There has been a fair amount of curiosity among stem cell scientists to determine how accurately findings from mESCs parallel hESCs. hESCs and mESCs share several characteristics: they are both pluripotent, and have an active Oct4 gene that serves as a transcription factor.

However, hESCs and mESCs have some distinct differences. Signaling pathways used to differentiate mESCs into liver, nerve, or muscles cells produce either no effect or completely different effects in hESCs.

In 2007, scientists seeking a better animal model for human tissues discovered a new type of pluripotent cell in mice.  They called this cell “mouse epiblast stem cells,” or “EpiSCs.”  EpiSCs are pluripotent, but they are unlike mESCs in that they are not made from early pre-implantation embryos, but from a later stage of embryonic development, when the embryo has already implanted into the uterus.  Although EpiSCs are more advanced in their development than a typical mESC, they share some important similarities with hESCs than mESCs.  For example, both EpiSCs and hESCs can be grown and preserved in their pluripotent state with the addition of the growth hormones FGF2 and Activin A.  “EpiSCs from mice are therefore more-or-less equated with hESCs in the general scientific discussion,” said lead author Boris Greber.

To determine how accurately EpiSCs mimicked hESCs, Greber and his collaborator Schöler and their co-workers evaluated how these two cell types behaved in the presence of different growth factors and inhibitors.  Two growth factors called “Activin” and “FGF” are both active in EpiSCs and hESCs.  Activin promotes self-renewal in both EpiSCs and hESCs by communicating with a signal transduction pathway that uses SMAD2/3 and a protein called Nanog.

FGF, however, was another story.  Even though Activin works similarly in both cell types, FGF works with Activin to signal SMAD2/3 and Nanog to promote self-renewal in hESCs.  However, in EpiSCs FGF does not signal SMAD2/3 and Nanog, but signals the gene Klf2, which activates pluripotency.

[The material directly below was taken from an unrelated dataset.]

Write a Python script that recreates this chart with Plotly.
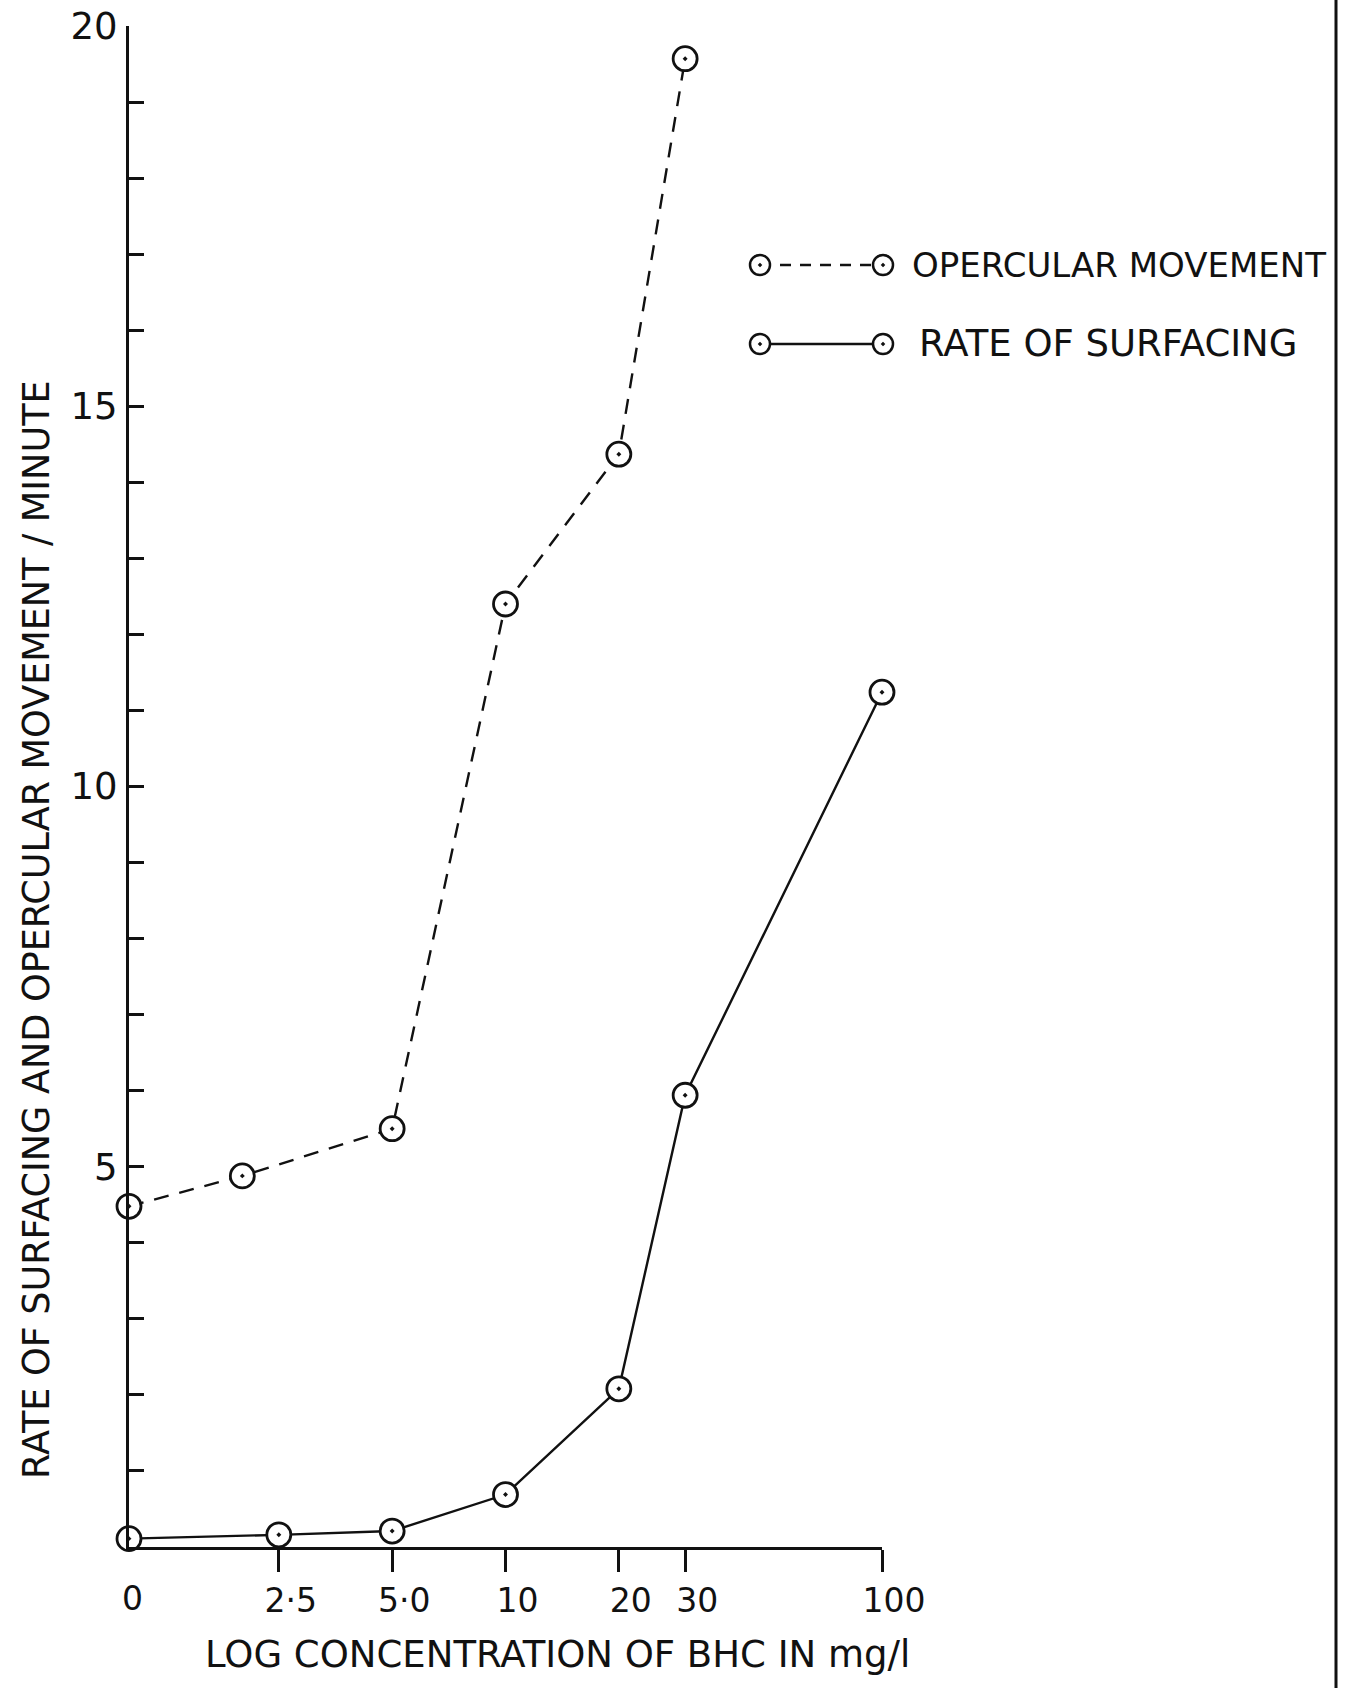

Klf2 expression in EpiSCs keeps the cells in their pluripotent state, and inhibits differentiation into neural-like tissue, and prevent EpiSCs from reverting to an earlier stage of embryonic development.  Because FGF growth hormone has different effects in EpiSCs and hESCs, EpiSC differentiation probably does not accurately represent the differentiation process in hESCs.

This paper argues for the centrality of hESCs in future stem cell studies.  Reprogramming technologies and mechanisms for differentiating stem cells still have a long way to go before they are fully understood, since there are probably molecular differences between induced pluripotent stem cells and hESCs that are not apparent from simply looking at them.  “We will still need hESCs as the gold standard against which to compare everything else,” said Schöler.

Schöler also said that testing in somatic human cells would not replace tests in embryonic cells because there is still very little understanding about the signaling pathways that control the differences between the two cell types. “The recent successes in reprogramming mature human somatic cells make it look as though tests using hESCs are nowadays redundant,” said Schöler. “But appearances are deceptive.”